Das fünftägige Treffen ist längst zu einer Großveranstaltung geworden. Von Mittwoch bis Sonntag, in der Regel über Fronleichnam oder Christi Himmelfahrt, gibt es Gottesdienste, Gebete, Begegnungen und Diskussionen.
Seit 1990 gehört die „Kirchenmeile“ fest zum Programm. Dort stellen sich die deutschen Bistümer, Verbände, Einrichtungen, Ordensgemeinschaften und Medien vor. Zum Abschluss findet am Sonntagvormittag ein großer, zentraler Gottesdienst statt.
Den 100. Katholikentag in Leipzig besuchten mehrere zehntausend Menschen.
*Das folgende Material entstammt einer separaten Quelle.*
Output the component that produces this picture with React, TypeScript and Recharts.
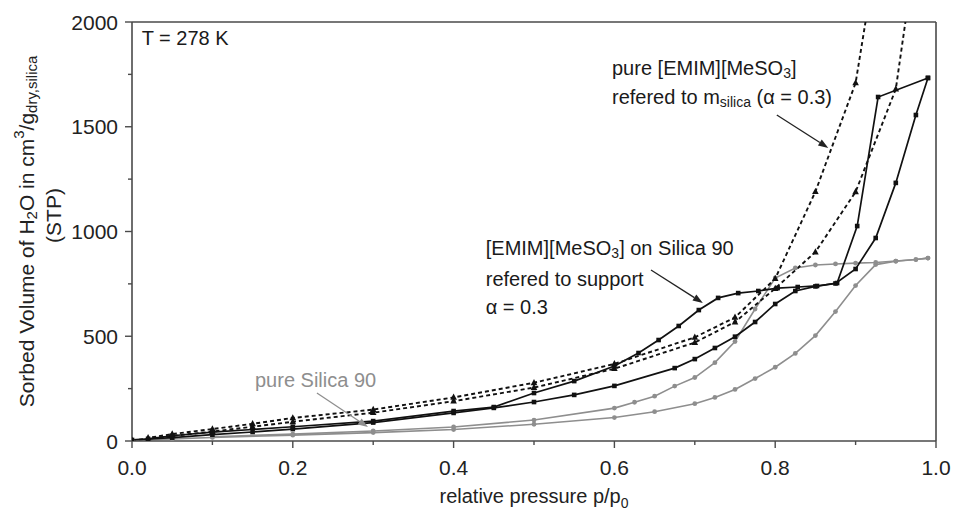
import React from 'react';
import {
  ComposedChart,
  Line,
  XAxis,
  YAxis,
  ReferenceLine,
  ReferenceDot,
} from 'recharts';

const FONT = '"Liberation Sans", Arial, Helvetica, sans-serif';
const INK = '#111111';
const GREY = '#8e8e8e';
const AXIS = '#4a4a4a';

// axis ticks
const X_TICKS = [0, 0.1, 0.2, 0.3, 0.4, 0.5, 0.6, 0.7, 0.8, 0.9, 1.0];
const Y_TICKS = [0, 250, 500, 750, 1000, 1250, 1500, 1750, 2000];

// pure Silica 90 (grey, circles)
const SILICA_ADS_P = [0, 0.05, 0.1, 0.2, 0.3, 0.4, 0.5, 0.6, 0.65, 0.7, 0.725, 0.75, 0.775, 0.8, 0.825, 0.85, 0.875, 0.9, 0.925, 0.95, 0.975, 0.99];
const SILICA_ADS_V = [4, 10, 17, 28, 40, 55, 80, 112, 140, 178, 208, 246, 298, 352, 418, 503, 618, 742, 842, 858, 866, 873];
const SILICA_DES_P = [0.99, 0.975, 0.95, 0.925, 0.9, 0.875, 0.85, 0.825, 0.8, 0.775, 0.75, 0.725, 0.7, 0.675, 0.65, 0.625, 0.6, 0.5, 0.4, 0.3, 0.2, 0.1];
const SILICA_DES_V = [873, 866, 859, 852, 849, 845, 840, 826, 778, 630, 475, 374, 303, 262, 214, 185, 157, 100, 67, 48, 33, 20];

// pure [EMIM][MeSO3] referred to m_silica (dashed, triangles)
const IL_ADS_P = [0, 0.05, 0.1, 0.15, 0.2, 0.3, 0.4, 0.5, 0.6, 0.7, 0.75, 0.8, 0.85, 0.9, 0.95, 0.975];
const IL_ADS_V = [3, 24, 45, 68, 92, 135, 190, 255, 345, 470, 568, 728, 902, 1189, 1680, 2350];
const IL_DES_P = [0.925, 0.9, 0.85, 0.8, 0.75, 0.7, 0.6, 0.5, 0.4, 0.3, 0.2, 0.15, 0.1, 0.05, 0.02];
const IL_DES_V = [2300, 1709, 1190, 775, 590, 495, 368, 278, 208, 150, 110, 82, 57, 33, 15];

// [EMIM][MeSO3] on Silica 90 (black, squares)
const SUP_ADS_P = [0, 0.05, 0.1, 0.15, 0.2, 0.3, 0.4, 0.45, 0.5, 0.55, 0.6, 0.675, 0.7, 0.725, 0.75, 0.775, 0.8, 0.825, 0.85, 0.875, 0.9, 0.925, 0.95, 0.975, 0.99];
const SUP_ADS_V = [5, 16, 30, 43, 57, 88, 134, 158, 186, 220, 263, 348, 391, 444, 498, 568, 654, 716, 738, 752, 821, 969, 1232, 1556, 1733];
const SUP_DES_P = [0.99, 0.928, 0.902, 0.877, 0.852, 0.828, 0.803, 0.779, 0.754, 0.729, 0.705, 0.68, 0.655, 0.63, 0.6, 0.55, 0.5, 0.45, 0.4, 0.3, 0.2, 0.1, 0.05, 0.02];
const SUP_DES_V = [1733, 1642, 1026, 754, 740, 735, 730, 716, 706, 683, 625, 549, 482, 420, 358, 286, 229, 162, 143, 95, 68, 42, 25, 10];

// annotation anchors (data coordinates)
const NOTE_TEMP = { x: 0.012, y: 1924 };
const NOTE_IL = [{ x: 0.597, y: 1782 }, { x: 0.597, y: 1642 }];
const NOTE_SUP = [{ x: 0.44, y: 921 }, { x: 0.44, y: 773 }, { x: 0.44, y: 640 }];
const NOTE_SILICA = { x: 0.153, y: 291 };
const ARROW_IL = [{ x: 0.802, y: 1556 }, { x: 0.866, y: 1399 }];
const ARROW_SUP = [{ x: 0.6455, y: 816 }, { x: 0.71, y: 659 }];
const ARROW_SILICA = [{ x: 0.23, y: 229 }, { x: 0.2935, y: 67 }];

const zip = (p: number[], v: number[]) => p.map((x, i) => ({ x, y: v[i] }));

const silicaAds = zip(SILICA_ADS_P, SILICA_ADS_V);
const silicaDes = zip(SILICA_DES_P, SILICA_DES_V);
const ilAds = zip(IL_ADS_P, IL_ADS_V);
const ilDes = zip(IL_DES_P, IL_DES_V);
const supAds = zip(SUP_ADS_P, SUP_ADS_V);
const supDes = zip(SUP_DES_P, SUP_DES_V);

const ok = (p: any) => Number.isFinite(p.cx) && Number.isFinite(p.cy);

const SquareDot = (p: any) =>
  ok(p) ? <rect key={p.key} x={p.cx - 2.3} y={p.cy - 2.3} width={4.6} height={4.6} fill={INK} /> : <g key={p.key} />;

const CircleDot = (p: any) =>
  ok(p) ? <circle key={p.key} cx={p.cx} cy={p.cy} r={2.4} fill={GREY} /> : <g key={p.key} />;

const TriangleDot = (p: any) =>
  ok(p) ? (
    <polygon
      key={p.key}
      points={`${p.cx},${p.cy - 3.8} ${p.cx + 3.3},${p.cy + 2.4} ${p.cx - 3.3},${p.cy + 2.4}`}
      fill={INK}
    />
  ) : (
    <g key={p.key} />
  );

const YTick = ({ x, y, payload }: any) => {
  const major = payload.value % 500 === 0;
  return (
    <g>
      <line x1={x} x2={x - (major ? 7 : 4)} y1={y} y2={y} stroke={AXIS} strokeWidth={1.4} />
      {major && (
        <text x={x - 14} y={y} textAnchor="end" dominantBaseline="central" fontSize={21} fontFamily={FONT} fill="#222">
          {payload.value}
        </text>
      )}
    </g>
  );
};

const XTick = ({ x, y, payload }: any) => {
  const major = Math.round(payload.value * 10) % 2 === 0;
  return (
    <g>
      <line x1={x} x2={x} y1={y} y2={y + (major ? 7 : 4)} stroke={AXIS} strokeWidth={1.4} />
      {major && (
        <text x={x} y={y + 26} textAnchor="middle" dominantBaseline="central" fontSize={21} fontFamily={FONT} fill="#222">
          {payload.value.toFixed(1)}
        </text>
      )}
    </g>
  );
};

const YLabel = (props: any) => {
  const vb = props.viewBox;
  const cy = vb.y + vb.height / 2;
  const x1 = vb.x + 18;
  const x2 = vb.x + 45;
  const cy2 = cy - 16;
  return (
    <g fontFamily={FONT} fontSize={21} fill="#222">
      <text x={x1} y={cy} transform={`rotate(-90 ${x1} ${cy})`} textAnchor="middle" dominantBaseline="central">
        Sorbed Volume of H
        <tspan fontSize={15} dy={5}>2</tspan>
        <tspan dy={-5}>O in cm</tspan>
        <tspan fontSize={15} dy={-8}>3</tspan>
        <tspan dy={8}>/g</tspan>
        <tspan fontSize={15} dy={5}>dry,silica</tspan>
      </text>
      <text x={x2} y={cy2} transform={`rotate(-90 ${x2} ${cy2})`} textAnchor="middle" dominantBaseline="central">
        (STP)
      </text>
    </g>
  );
};

const XLabel = (props: any) => {
  const vb = props.viewBox;
  return (
    <text x={vb.x + vb.width / 2} y={vb.y + 62} textAnchor="middle" fontSize={20} fontFamily={FONT} fill="#222">
      relative pressure p/p
      <tspan fontSize={14} dy={5}>0</tspan>
    </text>
  );
};

const note = (content: React.ReactNode, color = '#1a1a1a') => (p: any) => (
  <text x={p.cx} y={p.cy} dominantBaseline="central" fontSize={20} fontFamily={FONT} fill={color}>
    {content}
  </text>
);

const arrow = (color: string) => (p: any) => {
  const { x1, y1, x2, y2 } = p;
  const a = Math.atan2(y2 - y1, x2 - x1);
  const len = 10;
  const w = 3.6;
  const bx = x2 - len * Math.cos(a);
  const by = y2 - len * Math.sin(a);
  const nx = -Math.sin(a) * w;
  const ny = Math.cos(a) * w;
  return (
    <g>
      <line x1={x1} y1={y1} x2={bx} y2={by} stroke={color} strokeWidth={1.3} />
      <polygon points={`${x2},${y2} ${bx + nx},${by + ny} ${bx - nx},${by - ny}`} fill={color} />
    </g>
  );
};

export default function App() {
  return (
    <div style={{ position: 'absolute', left: 0, top: 0, width: 954, height: 513, overflow: 'hidden' }}>
      <ComposedChart width={954} height={513} margin={{ top: 22, right: 18, left: 8, bottom: 8 }}>
        <XAxis
          type="number"
          dataKey="x"
          domain={[0, 1]}
          ticks={X_TICKS}
          interval={0}
          tickSize={0}
          tickMargin={0}
          tick={<XTick />}
          tickLine={false}
          axisLine={{ stroke: AXIS, strokeWidth: 1.6 }}
          height={64}
          allowDataOverflow
          label={XLabel}
        />
        <YAxis
          type="number"
          domain={[0, 2000]}
          ticks={Y_TICKS}
          interval={0}
          tickSize={0}
          tickMargin={0}
          tick={<YTick />}
          tickLine={false}
          axisLine={{ stroke: AXIS, strokeWidth: 1.6 }}
          width={124}
          allowDataOverflow
          label={YLabel}
        />
        <ReferenceLine y={2000} stroke={AXIS} strokeWidth={1.6} />
        <ReferenceLine x={1} stroke={AXIS} strokeWidth={1.6} />

        <Line data={silicaAds} dataKey="y" type="linear" stroke={GREY} strokeWidth={1.6} dot={CircleDot} activeDot={false} isAnimationActive={false} />
        <Line data={silicaDes} dataKey="y" type="linear" stroke={GREY} strokeWidth={1.6} dot={CircleDot} activeDot={false} isAnimationActive={false} />
        <Line data={ilAds} dataKey="y" type="linear" stroke={INK} strokeWidth={1.9} strokeDasharray="4 3" dot={TriangleDot} activeDot={false} isAnimationActive={false} />
        <Line data={ilDes} dataKey="y" type="linear" stroke={INK} strokeWidth={1.9} strokeDasharray="4 3" dot={TriangleDot} activeDot={false} isAnimationActive={false} />
        <Line data={supAds} dataKey="y" type="linear" stroke={INK} strokeWidth={1.7} dot={SquareDot} activeDot={false} isAnimationActive={false} />
        <Line data={supDes} dataKey="y" type="linear" stroke={INK} strokeWidth={1.7} dot={SquareDot} activeDot={false} isAnimationActive={false} />

        <ReferenceLine segment={ARROW_IL} shape={arrow('#222')} />
        <ReferenceLine segment={ARROW_SUP} shape={arrow('#222')} />
        <ReferenceLine segment={ARROW_SILICA} shape={arrow(GREY)} />

        <ReferenceDot x={NOTE_TEMP.x} y={NOTE_TEMP.y} r={1} shape={note('T = 278 K')} />
        <ReferenceDot
          x={NOTE_IL[0].x}
          y={NOTE_IL[0].y}
          r={1}
          shape={note(
            <>
              pure [EMIM][MeSO<tspan fontSize={14} dy={5}>3</tspan>
              <tspan dy={-5}>]</tspan>
            </>
          )}
        />
        <ReferenceDot
          x={NOTE_IL[1].x}
          y={NOTE_IL[1].y}
          r={1}
          shape={note(
            <>
              refered to m<tspan fontSize={14} dy={5}>silica</tspan>
              <tspan dy={-5}> (α = 0.3)</tspan>
            </>
          )}
        />
        <ReferenceDot
          x={NOTE_SUP[0].x}
          y={NOTE_SUP[0].y}
          r={1}
          shape={note(
            <>
              [EMIM][MeSO<tspan fontSize={14} dy={5}>3</tspan>
              <tspan dy={-5}>] on Silica 90</tspan>
            </>
          )}
        />
        <ReferenceDot x={NOTE_SUP[1].x} y={NOTE_SUP[1].y} r={1} shape={note('refered to support')} />
        <ReferenceDot x={NOTE_SUP[2].x} y={NOTE_SUP[2].y} r={1} shape={note('α = 0.3')} />
        <ReferenceDot x={NOTE_SILICA.x} y={NOTE_SILICA.y} r={1} shape={note('pure Silica 90', GREY)} />
      </ComposedChart>
    </div>
  );
}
Entsprechend zum Katholikentag gibt es den „Deutschen Evangelischen Kirchentag“ (DEKT), der jeweils im anderen Jahr als der Katholikentag stattfindet. Im Jahr 2003 veranstaltete das ZdK gemeinsam mit dem DEKT erstmals einen „Ökumenischen Kirchentag“ in Berlin. Der dritte ökumenische Kirchentag findet 2021 in Frankfurt am Main statt.